My last round at Harbour Town was over five years ago, and if you would like to read that in-depth review, it can be found here. This review will focus on the 2015 course renovations (below) and the experience of playing the course with hickory golf clubs.
The round at Harbour Town was my second time playing hickory golf clubs, and it was my first experience in the US. My initial thought when friend Tim Alpaugh sent the invite was, “Playing hickories on the tiny Musselburgh Old Links was fun, but will it be a good time on a PGA Tour track?” I can safely say that yes, it was a blast!
Playing hickories is a very rewarding experience. In addition to gaining massive respect for the forefathers of golf, you find yourself cherishing every solidly struck shot. Pars feel like great achievements and you finish a round without any concern for your score (in my case). If playing with hickories is something you’ve never experienced, I highly suggest it. If possible, also play on a course that is firm and fast. As Tim said, “The hickory game begins when the ball touches the ground. The modern game ends when the ball touches the ground.”
We played clubs that Tim had restored himself, with a handful of reproduction clubs thrown in to fill any gaps in my bag. The advice on hickory play rings true – swing at about 80%, and try not to take huge divots. We teed off on the first hole and began to make our way around the newly renovated golf course!
2015 Harbour Town Renovations
The most obvious renovation took place in the clubhouse. While the bones may be similar, the new grand clubhouse is almost unrecognizable from its predecessor. Bill Goodwin is the new Sea Pines owner who has invested around $25 million in the clubhouse and course (in addition to much more at other Sea Pines properties). He is the same guy who owns the Sanctuary Hotel on Kiawah Island. The new clubhouse is improved in every way, including a locker room fit for the PGA Tour players who play in the Heritage Golf Tournament every year. In fact, the whole place feels like it revolves around the Heritage. The players have their names on every locker (members share lockers with the players) and Heritage merchandise is for sale in the pro shop, months away from the event.
The design changes on the course were minimal, with the largest project being a complete re-grassing of the course. TifEagle Bermuda grass was used on the greens while a Celebration Bermuda was used on the fairways and rough. A third Bermuda strain was added on the green collars to prevent cross contamination. Within a year the course is looking incredible… New drainage has the fairways and greens firm and fast, even at the time of writing (November, 2015). A completely new irrigation system also allows the team to put water only where and when it is needed with the convenience of their smartphones.
Hole #2 – The second hole saw changes around the green, with a high front greenside bunker lip being softened for a more natural look. An area left of the green was also re-shaped with trees added for a more natural look on the tree-lined course.

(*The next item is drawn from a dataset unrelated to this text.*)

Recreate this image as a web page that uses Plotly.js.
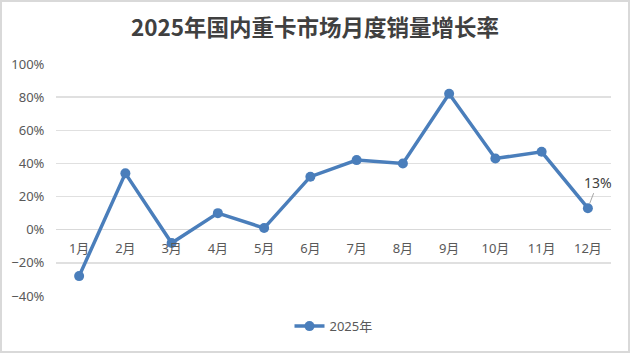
<!DOCTYPE html>
<html><head><meta charset="utf-8">
<script src="https://cdn.plot.ly/plotly-3.0.1.min.js"></script>
<style>body{margin:0;background:#fff}#wrap{position:relative;width:630px;height:353px}#frame{position:absolute;left:0;top:0;width:630px;height:353px;box-sizing:border-box;border:2px solid #d9d9d9;pointer-events:none}</style>
</head><body><div id="wrap"><div id="chart" style="width:630px;height:353px"></div><div id="frame"></div></div>
<script>
const months = ['1月','2月','3月','4月','5月','6月','7月','8月','9月','10月','11月','12月'];
const growth2025 = [-28, 34, -8, 10, 1, 32, 42, 40, 82, 43, 47, 13];
const seriesName = '2025年';
const titleText = '2025年国内重卡市场月度销量增长率';
const yMin = -40, yMax = 100;

const zeroPos = (0 - yMin) / (yMax - yMin);
const lastIdx = months.length - 1;
const sans = '"Noto Sans", "Noto Sans CJK SC", sans-serif';

Plotly.newPlot('chart', [{
  x: months, y: growth2025, name: seriesName, type: 'scatter', mode: 'lines+markers',
  line: {color: '#4a7ebb', width: 3.5},
  marker: {color: '#4a7ebb', size: 10},
  hoverinfo: 'none'
}], {
  width: 630, height: 353,
  margin: {l: 56, r: 19, t: 64, b: 57},
  paper_bgcolor: '#fff', plot_bgcolor: '#fff',
  font: {family: sans, color: '#595959', size: 13},
  title: {text: '<b>' + titleText + '</b>', x: 0.5, xanchor: 'center', y: 0.92, yanchor: 'middle',
          font: {size: 22.5, color: '#404040', family: '"Noto Sans CJK SC", sans-serif'}},
  xaxis: {type: 'category', range: [-0.5, 11.5], anchor: 'free', position: zeroPos,
          showgrid: false, zeroline: false, showline: false, ticks: 'outside', ticklen: 7, tickcolor: 'rgba(0,0,0,0)',
          tickfont: {size: 13, color: '#595959', family: sans}, fixedrange: true},
  yaxis: {range: [yMin, yMax], dtick: 20, ticksuffix: '%', showgrid: true, gridcolor: '#e0e0e0', gridwidth: 1.3,
          zeroline: true, zerolinecolor: '#d9d9d9', zerolinewidth: 1.5, showline: false,
          ticks: 'outside', ticklen: 8, tickcolor: 'rgba(0,0,0,0)',
          tickfont: {size: 13, color: '#595959', family: sans}, fixedrange: true},
  showlegend: true,
  legend: {orientation: 'h', x: 0.5, xanchor: 'center', y: -0.13, yanchor: 'middle',
           font: {size: 13, color: '#595959', family: sans}},
  annotations: [{
    x: months[lastIdx], y: growth2025[lastIdx], xref: 'x', yref: 'y',
    text: growth2025[lastIdx] + '%', showarrow: true, arrowhead: 0, arrowwidth: 1, arrowcolor: '#a6a6a6',
    ax: 10, ay: -26, standoff: 5, font: {size: 14, color: '#404040', family: sans}
  }]
}, {displayModeBar: false, staticPlot: true});
</script></body></html>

Hole #5 – The largest architectural change on the course took place at the 5th hole, with the green being moved significantly further left. In an area where courses and lengthened and continually made harder (particularly PGA Tour tracks) it was nice to see an effort to make a hole easier. The green was moved left away from trees, O.B., shade, and an invading root system. The result is a less treacherous approach shot and healthier turf on the green.
Hole #16 – Church pew bunkers were added to the left waste area on the 16th hole. The pews are nice visually, but also penalize those dumb enough to not use the massive fairway right of the waste area. As the Harbour Town pro in my group said, there really is no reason to hug the left side of this hole at all.
The final two holes at Harbour Town are as beautiful as ever. A row of trees in the distance off the 17th tee have been thinned to open up the view of the water. The two photos below are a before (top photo from 2012) and an after (bottom photo from November, 2015) comparison and look for the row of palm trees short of the water in the distance.
As with any round at Harbour Town, we had a blast. The course was in excellent condition, particularly after having just undergone a serious renovation project less than a year before. Playing the course with hickory clubs made me see the place in a new light. It forces creativity and an appreciation that simply isn’t present with modern golf. I’m not sure how often I will play hickories, but I certainly won’t be passing up any opportunities in the future!
It was indeed a pleasure to step back in time and honor those who played hickories as “modern clubs”. Shot values are enhanced and strategy is brought back to the game. Well played. I look forward to checking off a number of “southern treasures” with you and the old sticks.
Sounds like a fun way to experience a course in a ‘new’ way.